Multi-modal SwinBERT: Video Captioning of Social Media Short Videos for Blind People using End-to-End Transformers
This project proposes a Multi-modal Video Captioning Model based on SwinBERT, leveraging both video frames and audio features to generate captions for short social media videos. By combining visual and auditory modalities, this end-to-end transformer-based solution aims to enhance video accessibility for blind and visually impaired users.
- Multi-modal Input: Visual: Frames extracted from video files using Video Swin Transformers.
Audio: Mel-spectrograms generated from video audio.
-
Captioning Model: Based on SwinBERT architecture, optimized for multi-modal video captioning tasks.
-
Dataset Customization: Easily adaptable to your dataset with proper folder structuring.

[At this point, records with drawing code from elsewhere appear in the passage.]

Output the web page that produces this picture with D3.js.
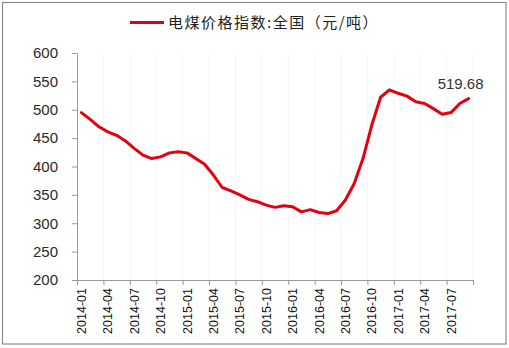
<!DOCTYPE html>
<html>
<head>
<meta charset="utf-8">
<script src="https://cdn.jsdelivr.net/npm/d3@7"></script>
<style>
  html, body { margin: 0; padding: 0; background: #fff; }
  svg { display: block; }
</style>
</head>
<body>
<svg id="chart" width="509" height="348"></svg>
<script>
// Monthly thermal-coal price index, national (yuan / tonne)
const months = [
  "2014-01","2014-02","2014-03","2014-04","2014-05","2014-06","2014-07","2014-08","2014-09","2014-10","2014-11","2014-12",
  "2015-01","2015-02","2015-03","2015-04","2015-05","2015-06","2015-07","2015-08","2015-09","2015-10","2015-11","2015-12",
  "2016-01","2016-02","2016-03","2016-04","2016-05","2016-06","2016-07","2016-08","2016-09","2016-10","2016-11","2016-12",
  "2017-01","2017-02","2017-03","2017-04","2017-05","2017-06","2017-07","2017-08","2017-09"
];
const priceIndex = [
  495, 483, 470, 461, 455, 445, 432, 420, 414, 417, 424, 426,
  424, 414, 404, 385, 363, 357, 350, 342, 338, 332, 328, 331,
  329, 320, 324, 319, 317, 322, 341, 370, 414, 473, 522, 535,
  529, 524, 514, 511, 502, 492, 495, 511, 519.68
];
const yTickValues = [200, 250, 300, 350, 400, 450, 500, 550, 600];
const xTickLabels = [
  "2014-01","2014-04","2014-07","2014-10","2015-01","2015-04","2015-07","2015-10",
  "2016-01","2016-04","2016-07","2016-10","2017-01","2017-04","2017-07"
];
const seriesName = "电煤价格指数:全国（元/吨）";
const lastLabel = "519.68";

(function draw() {
  const svg = d3.select("#chart");
  const plotLeft = 77, plotRight = 473, plotTop = 53, plotBottom = 280;
  const lineColor = "#e3000f";
  const axisColor = "#9a9a9a";

  // outer frame
  svg.append("rect")
    .attr("x", 2.5).attr("y", 2.5).attr("width", 503.5).attr("height", 341.5)
    .attr("fill", "#fff").attr("stroke", "#8a8a8a").attr("stroke-width", 1.2);

  const x = d3.scaleBand().domain(months).range([plotLeft, plotRight]).padding(0);
  const y = d3.scaleLinear().domain([200, 600]).range([plotBottom, plotTop]);
  const cx = m => x(m) + x.bandwidth() / 2;

  // tick positions sit on category boundaries every 3 months
  const boundaryIdx = d3.range(0, months.length + 1, 3);
  const bx = i => plotLeft + i * x.step();

  // faint vertical grid
  svg.append("g").selectAll("line").data(boundaryIdx.slice(1)).join("line")
    .attr("x1", d => bx(d)).attr("x2", d => bx(d))
    .attr("y1", plotTop).attr("y2", plotBottom)
    .attr("stroke", "#f4f4f4").attr("stroke-width", 1);

  // y axis
  const yAxis = d3.axisLeft(y).tickValues(yTickValues).tickSize(5).tickPadding(14).tickSizeOuter(0);
  const gy = svg.append("g").attr("transform", `translate(${plotLeft},0)`).call(yAxis);
  gy.select(".domain").attr("stroke", axisColor);
  gy.selectAll(".tick line").attr("stroke", axisColor);
  gy.selectAll(".tick text")
    .attr("fill", "#2a2a2a")
    .style("font-family", "'Liberation Sans', Arial, sans-serif")
    .style("font-size", "15px");

  // x axis line and ticks
  svg.append("line")
    .attr("x1", plotLeft).attr("x2", plotRight).attr("y1", plotBottom + 0.5).attr("y2", plotBottom + 0.5)
    .attr("stroke", axisColor);
  svg.append("g").selectAll("line").data(boundaryIdx).join("line")
    .attr("x1", d => bx(d) + 0.5).attr("x2", d => bx(d) + 0.5)
    .attr("y1", plotBottom).attr("y2", plotBottom + 5)
    .attr("stroke", axisColor);

  // rotated x labels
  svg.append("g").selectAll("text").data(xTickLabels).join("text")
    .attr("transform", d => `translate(${cx(d) + 4.5},${plotBottom + 8}) rotate(-90)`)
    .attr("text-anchor", "end")
    .attr("fill", "#111")
    .style("font-family", "'Liberation Sans', Arial, sans-serif")
    .style("font-size", "12.5px")
    .text(d => d);

  // series line
  const line = d3.line()
    .x((d, i) => cx(months[i]))
    .y(d => y(d))
    .curve(d3.curveLinear);
  svg.append("path")
    .datum(priceIndex)
    .attr("d", line)
    .attr("fill", "none")
    .attr("stroke", lineColor)
    .attr("stroke-width", 3)
    .attr("stroke-linejoin", "round")
    .attr("stroke-linecap", "round");

  // value label on the latest point
  const lastIdx = priceIndex.length - 1;
  svg.append("text")
    .attr("x", cx(months[lastIdx]) - 8)
    .attr("y", y(priceIndex[lastIdx]) - 10)
    .attr("text-anchor", "middle")
    .attr("fill", "#333")
    .style("font-family", "'Liberation Sans', Arial, sans-serif")
    .style("font-size", "15px")
    .text(lastLabel);

  // legend
  svg.append("line")
    .attr("x1", 130).attr("x2", 164).attr("y1", 22.5).attr("y2", 22.5)
    .attr("stroke", lineColor).attr("stroke-width", 3);
  svg.append("text")
    .attr("x", 168).attr("y", 28)
    .attr("fill", "#222")
    .style("font-family", "'Noto Sans CJK SC', sans-serif")
    .style("font-size", "15px")
    .style("letter-spacing", "1.5px")
    .text(seriesName);
})();
</script>
</body>
</html>
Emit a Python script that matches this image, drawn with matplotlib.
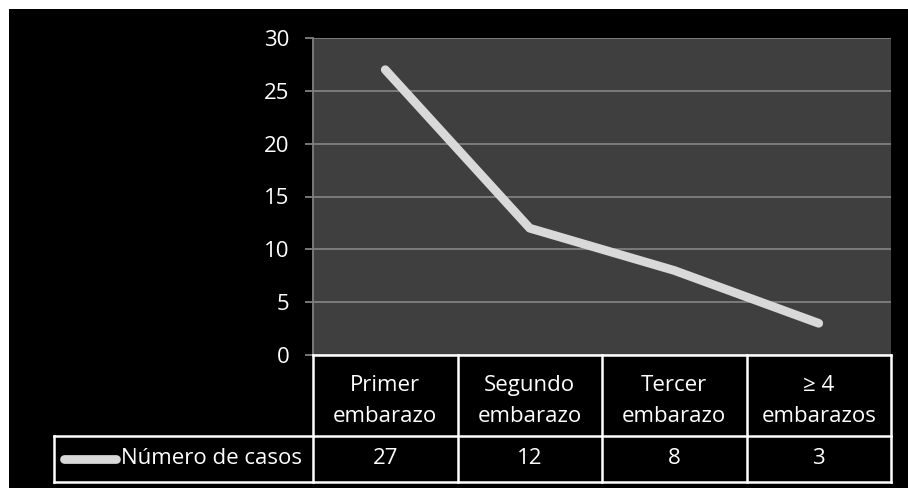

- Clone and Set Up the Repository
git clone https://github.com/mohammadshahabuddin/Multi-modal-SwinBERT.git
cd Multi-modal-SwinBERT
-
Download Required Components COCO Captioning Tools: Download and place the cider and coco_caption folders in the src/evalcap directory. Download Link
-
Pretrained Video Swin Transformers: Our code is based on SwinBERT mentioned in https://github.com/microsoft/SwinBERT. Please follow the steps mentioned in this link to download pretrained Video Swin Transformers. We have also followed the data structure of SwinBERT.
-
Generate Mel-Spectrograms To extract audio features, use this Jupyter Notebook to generate mel-spectrograms from your video files.
-
Prepare the Dataset Place your dataset in the datasets folder. Use the msu.txt file to list the video names. Ensure the corresponding mel-spectrogram files share the same names as the videos.